* _Exercise details_:
Your task is to print all of the material verbatim.

══ Data section ══

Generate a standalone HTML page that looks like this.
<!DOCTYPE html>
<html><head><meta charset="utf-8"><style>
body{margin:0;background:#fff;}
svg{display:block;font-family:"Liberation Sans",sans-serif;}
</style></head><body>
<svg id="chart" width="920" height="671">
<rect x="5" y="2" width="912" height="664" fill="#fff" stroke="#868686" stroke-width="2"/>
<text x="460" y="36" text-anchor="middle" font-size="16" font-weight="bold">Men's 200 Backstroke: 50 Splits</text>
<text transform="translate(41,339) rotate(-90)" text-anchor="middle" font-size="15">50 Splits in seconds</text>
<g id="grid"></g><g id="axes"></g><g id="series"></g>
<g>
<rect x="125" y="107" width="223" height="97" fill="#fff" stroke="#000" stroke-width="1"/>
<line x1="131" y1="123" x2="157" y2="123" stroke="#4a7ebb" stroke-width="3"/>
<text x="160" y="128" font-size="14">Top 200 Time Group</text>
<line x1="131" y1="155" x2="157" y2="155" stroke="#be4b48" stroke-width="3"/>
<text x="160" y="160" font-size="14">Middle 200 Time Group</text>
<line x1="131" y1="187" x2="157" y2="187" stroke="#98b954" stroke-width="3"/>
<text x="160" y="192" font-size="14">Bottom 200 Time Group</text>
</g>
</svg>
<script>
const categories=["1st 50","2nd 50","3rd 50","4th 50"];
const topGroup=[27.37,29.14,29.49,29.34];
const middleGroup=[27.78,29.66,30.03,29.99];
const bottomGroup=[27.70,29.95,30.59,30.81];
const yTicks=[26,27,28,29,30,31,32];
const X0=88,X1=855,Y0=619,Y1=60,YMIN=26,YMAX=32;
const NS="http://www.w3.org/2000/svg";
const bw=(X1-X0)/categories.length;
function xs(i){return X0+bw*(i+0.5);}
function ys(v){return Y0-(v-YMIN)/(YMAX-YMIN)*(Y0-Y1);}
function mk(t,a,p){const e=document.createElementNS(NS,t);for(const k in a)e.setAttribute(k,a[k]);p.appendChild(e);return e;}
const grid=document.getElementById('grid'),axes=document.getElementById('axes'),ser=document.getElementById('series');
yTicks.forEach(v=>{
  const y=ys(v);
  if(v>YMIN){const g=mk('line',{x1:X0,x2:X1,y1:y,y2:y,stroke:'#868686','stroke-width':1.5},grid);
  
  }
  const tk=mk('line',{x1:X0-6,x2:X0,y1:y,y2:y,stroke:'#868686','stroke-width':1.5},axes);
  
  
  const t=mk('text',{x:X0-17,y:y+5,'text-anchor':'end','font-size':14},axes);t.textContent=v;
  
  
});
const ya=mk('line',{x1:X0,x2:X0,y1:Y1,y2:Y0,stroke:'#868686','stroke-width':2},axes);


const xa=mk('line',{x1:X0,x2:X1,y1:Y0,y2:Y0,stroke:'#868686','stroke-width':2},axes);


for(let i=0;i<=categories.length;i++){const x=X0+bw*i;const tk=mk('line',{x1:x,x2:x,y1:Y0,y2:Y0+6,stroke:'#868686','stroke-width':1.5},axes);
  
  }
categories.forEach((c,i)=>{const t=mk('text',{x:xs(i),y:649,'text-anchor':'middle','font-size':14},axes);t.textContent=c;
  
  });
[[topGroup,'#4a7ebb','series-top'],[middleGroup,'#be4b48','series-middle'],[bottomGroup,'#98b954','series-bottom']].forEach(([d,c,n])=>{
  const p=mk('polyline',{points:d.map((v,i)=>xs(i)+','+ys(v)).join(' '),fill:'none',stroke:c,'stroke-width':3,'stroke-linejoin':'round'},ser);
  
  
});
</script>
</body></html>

═══

* _Exercise output_:
Generate a standalone HTML page that looks like this.
<!DOCTYPE html>
<html><head><meta charset="utf-8"><style>
body{margin:0;background:#fff;}
svg{display:block;font-family:"Liberation Sans",sans-serif;}
</style></head><body>
<svg id="chart" width="920" height="671">
<rect x="5" y="2" width="912" height="664" fill="#fff" stroke="#868686" stroke-width="2"/>
<text x="460" y="36" text-anchor="middle" font-size="16" font-weight="bold">Men's 200 Backstroke: 50 Splits</text>
<text transform="translate(41,339) rotate(-90)" text-anchor="middle" font-size="15">50 Splits in seconds</text>
<g id="grid"></g><g id="axes"></g><g id="series"></g>
<g>
<rect x="125" y="107" width="223" height="97" fill="#fff" stroke="#000" stroke-width="1"/>
<line x1="131" y1="123" x2="157" y2="123" stroke="#4a7ebb" stroke-width="3"/>
<text x="160" y="128" font-size="14">Top 200 Time Group</text>
<line x1="131" y1="155" x2="157" y2="155" stroke="#be4b48" stroke-width="3"/>
<text x="160" y="160" font-size="14">Middle 200 Time Group</text>
<line x1="131" y1="187" x2="157" y2="187" stroke="#98b954" stroke-width="3"/>
<text x="160" y="192" font-size="14">Bottom 200 Time Group</text>
</g>
</svg>
<script>
const categories=["1st 50","2nd 50","3rd 50","4th 50"];
const topGroup=[27.37,29.14,29.49,29.34];
const middleGroup=[27.78,29.66,30.03,29.99];
const bottomGroup=[27.70,29.95,30.59,30.81];
const yTicks=[26,27,28,29,30,31,32];
const X0=88,X1=855,Y0=619,Y1=60,YMIN=26,YMAX=32;
const NS="http://www.w3.org/2000/svg";
const bw=(X1-X0)/categories.length;
function xs(i){return X0+bw*(i+0.5);}
function ys(v){return Y0-(v-YMIN)/(YMAX-YMIN)*(Y0-Y1);}
function mk(t,a,p){const e=document.createElementNS(NS,t);for(const k in a)e.setAttribute(k,a[k]);p.appendChild(e);return e;}
const grid=document.getElementById('grid'),axes=document.getElementById('axes'),ser=document.getElementById('series');
yTicks.forEach(v=>{
  const y=ys(v);
  if(v>YMIN){const g=mk('line',{x1:X0,x2:X1,y1:y,y2:y,stroke:'#868686','stroke-width':1.5},grid);
  
  }
  const tk=mk('line',{x1:X0-6,x2:X0,y1:y,y2:y,stroke:'#868686','stroke-width':1.5},axes);
  
  
  const t=mk('text',{x:X0-17,y:y+5,'text-anchor':'end','font-size':14},axes);t.textContent=v;
  
  
});
const ya=mk('line',{x1:X0,x2:X0,y1:Y1,y2:Y0,stroke:'#868686','stroke-width':2},axes);


const xa=mk('line',{x1:X0,x2:X1,y1:Y0,y2:Y0,stroke:'#868686','stroke-width':2},axes);


for(let i=0;i<=categories.length;i++){const x=X0+bw*i;const tk=mk('line',{x1:x,x2:x,y1:Y0,y2:Y0+6,stroke:'#868686','stroke-width':1.5},axes);
  
  }
categories.forEach((c,i)=>{const t=mk('text',{x:xs(i),y:649,'text-anchor':'middle','font-size':14},axes);t.textContent=c;
  
  });
[[topGroup,'#4a7ebb','series-top'],[middleGroup,'#be4b48','series-middle'],[bottomGroup,'#98b954','series-bottom']].forEach(([d,c,n])=>{
  const p=mk('polyline',{points:d.map((v,i)=>xs(i)+','+ys(v)).join(' '),fill:'none',stroke:c,'stroke-width':3,'stroke-linejoin':'round'},ser);
  
  
});
</script>
</body></html>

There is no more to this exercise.